Yes, I know a polymer auto might solve those concerns, but I like revolver simplicity.


----------



## dearnis.com (Mar 25, 2004)

Ruger does, or did anyway, offer the SP101 in a 3" model.  Smith seems to have stripped all the 3 inch small frames from their lineup.  You might try shopping around for something used; no telling what you will turn up.  A fellow I used to know had a beautiful 3" Colt detective special; this was years ago, but I'd give a lot to have a crack at buying that revolver now.

and never, ever, apologize for not wanting a polymer auto.


----------



## Spud (Mar 25, 2004)

Both the 101 and 60 come with the 3-inch barrel. S&W also has a sexy scandium model 360 with a 3-inch -  don't think I'd like to shoot 357 in a 14 oz pistol though. 

I've shot the 60 and 101 and like them, but still like the idea of a 4-inch. 

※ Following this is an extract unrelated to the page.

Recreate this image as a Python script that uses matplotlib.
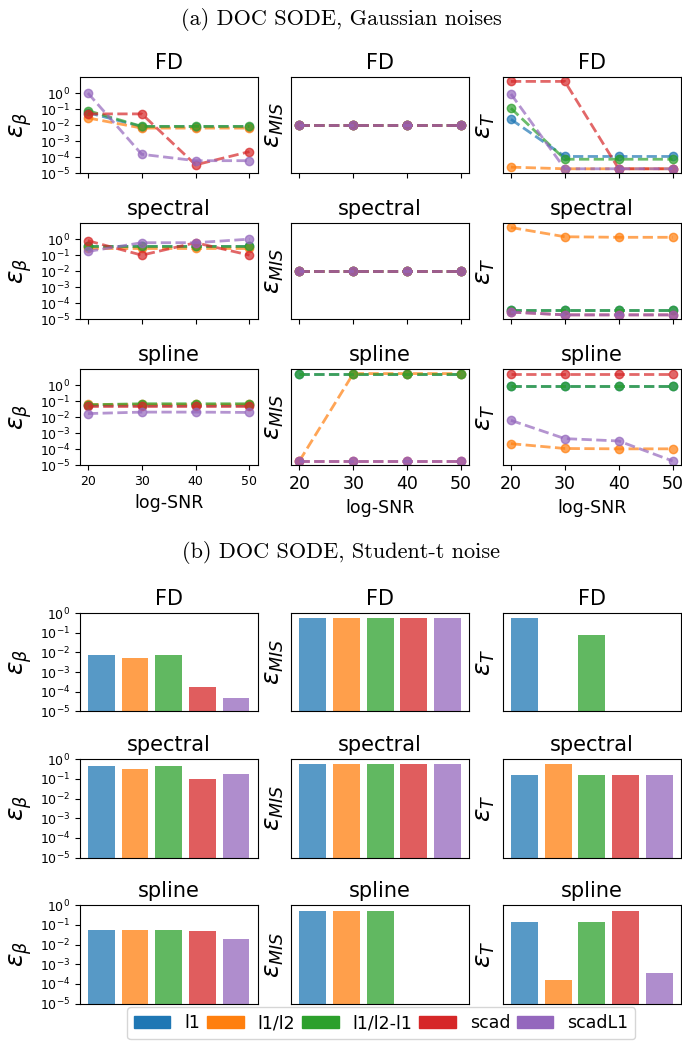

My question is more of the physics/engineering involved. Why not a small frame with a 4-inch barrel?


----------



## dearnis.com (Mar 25, 2004)

I didnt read closely enough...thought you were looking for a 3"....
I would seriously check the used gun market for one of the older Rugers (speed 6/security 6) in a 4".  
When I use a revolver as a field gun I normally use a 6" GP100; I also own a 4" and am thoroughly happy with both.  But they are not lightweights!
Your other option is to go custom; I dont see that anything would keep a decent gunsmith from swapping to a longer barrel for you.  You might also check out the current dan wesson lineup.  they offer interchangable barrels; I'm not sure if they offer a frame as small as you want.


----------



## KenpoTex (Mar 26, 2004)

I've got an old Ruger Security-Six in .357.  It has a 4" barrel and adjustable sights.  I guess I would qualify as a medium frame.  I know it's smaller than the S&W's because it's too small for the holster my dad used to carry his S&W.  Anyway, it's an excellent gun, very accurate.  They're not fancy but mine is still going strong even after at least 5 or 6 thousand rounds (and no telling how many before that since I bought it used).  If you can find one I would highly recommend it.


----------



## Spud (Mar 26, 2004)

Hmmm 

Taurus model 627 in 4-inch looks interesting.  Only 29 oz but with a 7-shot cylinder?  A Ruger 101 with a 3-inch barrel is 28 oz and a 5 shot.  Model 60 is 24 oz. 

The numbers aren't adding up, methinks a trip to the gun shop is in order....


----------



## TonyM. (Apr 1, 2004)

Love my stainless 4" Security Six. Watch the handloads though. Download 10% if your handloading.


----------